— Instructions to follow —
Only the pictures are omitted; repeat all other data exactly.

— Provided data —

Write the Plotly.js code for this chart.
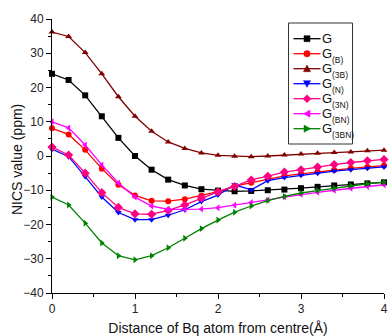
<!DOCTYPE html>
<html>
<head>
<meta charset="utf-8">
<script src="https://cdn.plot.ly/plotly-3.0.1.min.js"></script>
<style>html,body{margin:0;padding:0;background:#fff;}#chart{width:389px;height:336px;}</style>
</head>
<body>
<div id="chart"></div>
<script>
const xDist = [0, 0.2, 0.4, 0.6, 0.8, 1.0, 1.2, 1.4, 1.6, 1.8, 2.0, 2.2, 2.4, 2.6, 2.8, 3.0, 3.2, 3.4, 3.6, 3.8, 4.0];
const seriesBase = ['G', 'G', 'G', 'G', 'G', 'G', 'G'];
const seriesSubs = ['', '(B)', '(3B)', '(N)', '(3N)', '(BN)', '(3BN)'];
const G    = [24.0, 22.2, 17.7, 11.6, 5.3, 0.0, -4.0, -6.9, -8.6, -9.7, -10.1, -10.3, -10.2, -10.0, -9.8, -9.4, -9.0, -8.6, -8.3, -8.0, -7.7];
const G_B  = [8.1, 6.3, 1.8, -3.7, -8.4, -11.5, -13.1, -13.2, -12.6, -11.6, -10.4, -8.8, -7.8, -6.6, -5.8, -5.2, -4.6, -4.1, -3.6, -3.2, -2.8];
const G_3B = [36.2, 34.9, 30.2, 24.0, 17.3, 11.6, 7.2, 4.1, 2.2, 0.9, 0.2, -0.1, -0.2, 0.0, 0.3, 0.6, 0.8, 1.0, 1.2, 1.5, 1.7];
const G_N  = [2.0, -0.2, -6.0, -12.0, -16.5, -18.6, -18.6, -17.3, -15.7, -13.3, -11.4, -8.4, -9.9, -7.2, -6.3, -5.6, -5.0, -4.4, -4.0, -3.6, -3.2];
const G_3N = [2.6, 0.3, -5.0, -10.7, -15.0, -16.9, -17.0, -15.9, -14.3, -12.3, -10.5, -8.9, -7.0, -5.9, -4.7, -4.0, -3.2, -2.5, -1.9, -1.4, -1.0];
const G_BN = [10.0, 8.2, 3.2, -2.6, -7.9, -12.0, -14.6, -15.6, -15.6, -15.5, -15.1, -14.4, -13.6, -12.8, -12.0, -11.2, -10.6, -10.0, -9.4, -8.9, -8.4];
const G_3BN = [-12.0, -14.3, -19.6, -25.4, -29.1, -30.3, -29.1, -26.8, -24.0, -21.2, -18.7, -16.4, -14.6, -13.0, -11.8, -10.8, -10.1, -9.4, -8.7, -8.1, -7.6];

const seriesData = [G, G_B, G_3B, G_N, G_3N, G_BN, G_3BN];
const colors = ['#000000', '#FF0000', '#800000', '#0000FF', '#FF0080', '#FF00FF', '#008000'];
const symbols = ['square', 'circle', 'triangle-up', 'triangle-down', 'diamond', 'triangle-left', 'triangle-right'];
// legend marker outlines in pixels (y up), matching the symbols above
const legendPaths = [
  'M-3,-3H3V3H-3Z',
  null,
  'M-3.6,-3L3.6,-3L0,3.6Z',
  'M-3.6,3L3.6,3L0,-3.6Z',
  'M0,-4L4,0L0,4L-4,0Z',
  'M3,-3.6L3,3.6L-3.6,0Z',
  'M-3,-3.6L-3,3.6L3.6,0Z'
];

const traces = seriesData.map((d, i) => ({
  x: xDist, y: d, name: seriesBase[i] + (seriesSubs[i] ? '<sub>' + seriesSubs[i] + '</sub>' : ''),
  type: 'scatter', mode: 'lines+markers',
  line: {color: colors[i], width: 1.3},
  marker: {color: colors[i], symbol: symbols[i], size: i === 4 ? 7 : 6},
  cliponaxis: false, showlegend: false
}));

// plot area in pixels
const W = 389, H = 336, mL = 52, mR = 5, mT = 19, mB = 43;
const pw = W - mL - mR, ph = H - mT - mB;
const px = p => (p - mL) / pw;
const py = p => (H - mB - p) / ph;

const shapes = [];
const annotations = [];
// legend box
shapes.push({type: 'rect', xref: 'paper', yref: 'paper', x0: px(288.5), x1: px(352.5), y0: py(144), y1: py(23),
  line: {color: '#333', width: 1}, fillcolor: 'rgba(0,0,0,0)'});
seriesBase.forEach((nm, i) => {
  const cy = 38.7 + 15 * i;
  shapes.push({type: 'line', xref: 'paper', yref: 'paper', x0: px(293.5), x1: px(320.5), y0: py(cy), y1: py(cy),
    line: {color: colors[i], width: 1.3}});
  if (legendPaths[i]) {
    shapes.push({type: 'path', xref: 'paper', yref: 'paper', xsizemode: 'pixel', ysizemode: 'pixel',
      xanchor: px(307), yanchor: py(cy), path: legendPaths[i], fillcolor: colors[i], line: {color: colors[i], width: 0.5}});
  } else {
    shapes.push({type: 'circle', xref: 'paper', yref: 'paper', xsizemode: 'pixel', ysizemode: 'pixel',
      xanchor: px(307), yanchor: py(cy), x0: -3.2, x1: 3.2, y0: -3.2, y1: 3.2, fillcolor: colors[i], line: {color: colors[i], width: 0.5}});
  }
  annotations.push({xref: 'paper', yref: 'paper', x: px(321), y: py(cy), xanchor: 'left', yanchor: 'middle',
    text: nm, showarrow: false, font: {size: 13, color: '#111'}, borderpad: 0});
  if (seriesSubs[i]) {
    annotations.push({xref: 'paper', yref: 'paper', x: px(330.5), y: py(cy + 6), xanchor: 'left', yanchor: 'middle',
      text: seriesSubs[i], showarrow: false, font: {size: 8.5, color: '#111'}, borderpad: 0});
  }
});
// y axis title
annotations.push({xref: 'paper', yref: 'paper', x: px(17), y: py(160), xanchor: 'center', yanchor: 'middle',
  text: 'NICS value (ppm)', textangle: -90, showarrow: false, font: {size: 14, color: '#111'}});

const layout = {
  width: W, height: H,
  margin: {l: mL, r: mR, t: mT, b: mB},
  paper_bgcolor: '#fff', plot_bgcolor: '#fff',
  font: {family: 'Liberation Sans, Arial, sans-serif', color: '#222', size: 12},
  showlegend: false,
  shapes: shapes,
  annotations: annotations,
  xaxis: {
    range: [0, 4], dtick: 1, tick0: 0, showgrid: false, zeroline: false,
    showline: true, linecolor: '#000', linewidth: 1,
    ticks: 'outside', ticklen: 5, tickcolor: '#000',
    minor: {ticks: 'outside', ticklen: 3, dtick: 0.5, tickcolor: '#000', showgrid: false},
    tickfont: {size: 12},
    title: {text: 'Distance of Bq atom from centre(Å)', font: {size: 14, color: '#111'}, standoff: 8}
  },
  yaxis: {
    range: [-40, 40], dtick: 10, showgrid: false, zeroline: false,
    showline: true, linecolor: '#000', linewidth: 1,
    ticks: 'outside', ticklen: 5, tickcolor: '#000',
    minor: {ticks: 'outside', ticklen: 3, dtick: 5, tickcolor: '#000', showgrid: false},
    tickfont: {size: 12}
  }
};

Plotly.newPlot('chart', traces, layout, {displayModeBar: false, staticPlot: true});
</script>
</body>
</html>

— Correct output —
Write the Plotly.js code for this chart.
<!DOCTYPE html>
<html>
<head>
<meta charset="utf-8">
<script src="https://cdn.plot.ly/plotly-3.0.1.min.js"></script>
<style>html,body{margin:0;padding:0;background:#fff;}#chart{width:389px;height:336px;}</style>
</head>
<body>
<div id="chart"></div>
<script>
const xDist = [0, 0.2, 0.4, 0.6, 0.8, 1.0, 1.2, 1.4, 1.6, 1.8, 2.0, 2.2, 2.4, 2.6, 2.8, 3.0, 3.2, 3.4, 3.6, 3.8, 4.0];
const seriesBase = ['G', 'G', 'G', 'G', 'G', 'G', 'G'];
const seriesSubs = ['', '(B)', '(3B)', '(N)', '(3N)', '(BN)', '(3BN)'];
const G    = [24.0, 22.2, 17.7, 11.6, 5.3, 0.0, -4.0, -6.9, -8.6, -9.7, -10.1, -10.3, -10.2, -10.0, -9.8, -9.4, -9.0, -8.6, -8.3, -8.0, -7.7];
const G_B  = [8.1, 6.3, 1.8, -3.7, -8.4, -11.5, -13.1, -13.2, -12.6, -11.6, -10.4, -8.8, -7.8, -6.6, -5.8, -5.2, -4.6, -4.1, -3.6, -3.2, -2.8];
const G_3B = [36.2, 34.9, 30.2, 24.0, 17.3, 11.6, 7.2, 4.1, 2.2, 0.9, 0.2, -0.1, -0.2, 0.0, 0.3, 0.6, 0.8, 1.0, 1.2, 1.5, 1.7];
const G_N  = [2.0, -0.2, -6.0, -12.0, -16.5, -18.6, -18.6, -17.3, -15.7, -13.3, -11.4, -8.4, -9.9, -7.2, -6.3, -5.6, -5.0, -4.4, -4.0, -3.6, -3.2];
const G_3N = [2.6, 0.3, -5.0, -10.7, -15.0, -16.9, -17.0, -15.9, -14.3, -12.3, -10.5, -8.9, -7.0, -5.9, -4.7, -4.0, -3.2, -2.5, -1.9, -1.4, -1.0];
const G_BN = [10.0, 8.2, 3.2, -2.6, -7.9, -12.0, -14.6, -15.6, -15.6, -15.5, -15.1, -14.4, -13.6, -12.8, -12.0, -11.2, -10.6, -10.0, -9.4, -8.9, -8.4];
const G_3BN = [-12.0, -14.3, -19.6, -25.4, -29.1, -30.3, -29.1, -26.8, -24.0, -21.2, -18.7, -16.4, -14.6, -13.0, -11.8, -10.8, -10.1, -9.4, -8.7, -8.1, -7.6];

const seriesData = [G, G_B, G_3B, G_N, G_3N, G_BN, G_3BN];
const colors = ['#000000', '#FF0000', '#800000', '#0000FF', '#FF0080', '#FF00FF', '#008000'];
const symbols = ['square', 'circle', 'triangle-up', 'triangle-down', 'diamond', 'triangle-left', 'triangle-right'];
// legend marker outlines in pixels (y up), matching the symbols above
const legendPaths = [
  'M-3,-3H3V3H-3Z',
  null,
  'M-3.6,-3L3.6,-3L0,3.6Z',
  'M-3.6,3L3.6,3L0,-3.6Z',
  'M0,-4L4,0L0,4L-4,0Z',
  'M3,-3.6L3,3.6L-3.6,0Z',
  'M-3,-3.6L-3,3.6L3.6,0Z'
];

const traces = seriesData.map((d, i) => ({
  x: xDist, y: d, name: seriesBase[i] + (seriesSubs[i] ? '<sub>' + seriesSubs[i] + '</sub>' : ''),
  type: 'scatter', mode: 'lines+markers',
  line: {color: colors[i], width: 1.3},
  marker: {color: colors[i], symbol: symbols[i], size: i === 4 ? 7 : 6},
  cliponaxis: false, showlegend: false
}));

// plot area in pixels
const W = 389, H = 336, mL = 52, mR = 5, mT = 19, mB = 43;
const pw = W - mL - mR, ph = H - mT - mB;
const px = p => (p - mL) / pw;
const py = p => (H - mB - p) / ph;

const shapes = [];
const annotations = [];
// legend box
shapes.push({type: 'rect', xref: 'paper', yref: 'paper', x0: px(288.5), x1: px(352.5), y0: py(144), y1: py(23),
  line: {color: '#333', width: 1}, fillcolor: 'rgba(0,0,0,0)'});
seriesBase.forEach((nm, i) => {
  const cy = 38.7 + 15 * i;
  shapes.push({type: 'line', xref: 'paper', yref: 'paper', x0: px(293.5), x1: px(320.5), y0: py(cy), y1: py(cy),
    line: {color: colors[i], width: 1.3}});
  if (legendPaths[i]) {
    shapes.push({type: 'path', xref: 'paper', yref: 'paper', xsizemode: 'pixel', ysizemode: 'pixel',
      xanchor: px(307), yanchor: py(cy), path: legendPaths[i], fillcolor: colors[i], line: {color: colors[i], width: 0.5}});
  } else {
    shapes.push({type: 'circle', xref: 'paper', yref: 'paper', xsizemode: 'pixel', ysizemode: 'pixel',
      xanchor: px(307), yanchor: py(cy), x0: -3.2, x1: 3.2, y0: -3.2, y1: 3.2, fillcolor: colors[i], line: {color: colors[i], width: 0.5}});
  }
  annotations.push({xref: 'paper', yref: 'paper', x: px(321), y: py(cy), xanchor: 'left', yanchor: 'middle',
    text: nm, showarrow: false, font: {size: 13, color: '#111'}, borderpad: 0});
  if (seriesSubs[i]) {
    annotations.push({xref: 'paper', yref: 'paper', x: px(330.5), y: py(cy + 6), xanchor: 'left', yanchor: 'middle',
      text: seriesSubs[i], showarrow: false, font: {size: 8.5, color: '#111'}, borderpad: 0});
  }
});
// y axis title
annotations.push({xref: 'paper', yref: 'paper', x: px(17), y: py(160), xanchor: 'center', yanchor: 'middle',
  text: 'NICS value (ppm)', textangle: -90, showarrow: false, font: {size: 14, color: '#111'}});

const layout = {
  width: W, height: H,
  margin: {l: mL, r: mR, t: mT, b: mB},
  paper_bgcolor: '#fff', plot_bgcolor: '#fff',
  font: {family: 'Liberation Sans, Arial, sans-serif', color: '#222', size: 12},
  showlegend: false,
  shapes: shapes,
  annotations: annotations,
  xaxis: {
    range: [0, 4], dtick: 1, tick0: 0, showgrid: false, zeroline: false,
    showline: true, linecolor: '#000', linewidth: 1,
    ticks: 'outside', ticklen: 5, tickcolor: '#000',
    minor: {ticks: 'outside', ticklen: 3, dtick: 0.5, tickcolor: '#000', showgrid: false},
    tickfont: {size: 12},
    title: {text: 'Distance of Bq atom from centre(Å)', font: {size: 14, color: '#111'}, standoff: 8}
  },
  yaxis: {
    range: [-40, 40], dtick: 10, showgrid: false, zeroline: false,
    showline: true, linecolor: '#000', linewidth: 1,
    ticks: 'outside', ticklen: 5, tickcolor: '#000',
    minor: {ticks: 'outside', ticklen: 3, dtick: 5, tickcolor: '#000', showgrid: false},
    tickfont: {size: 12}
  }
};

Plotly.newPlot('chart', traces, layout, {displayModeBar: false, staticPlot: true});
</script>
</body>
</html>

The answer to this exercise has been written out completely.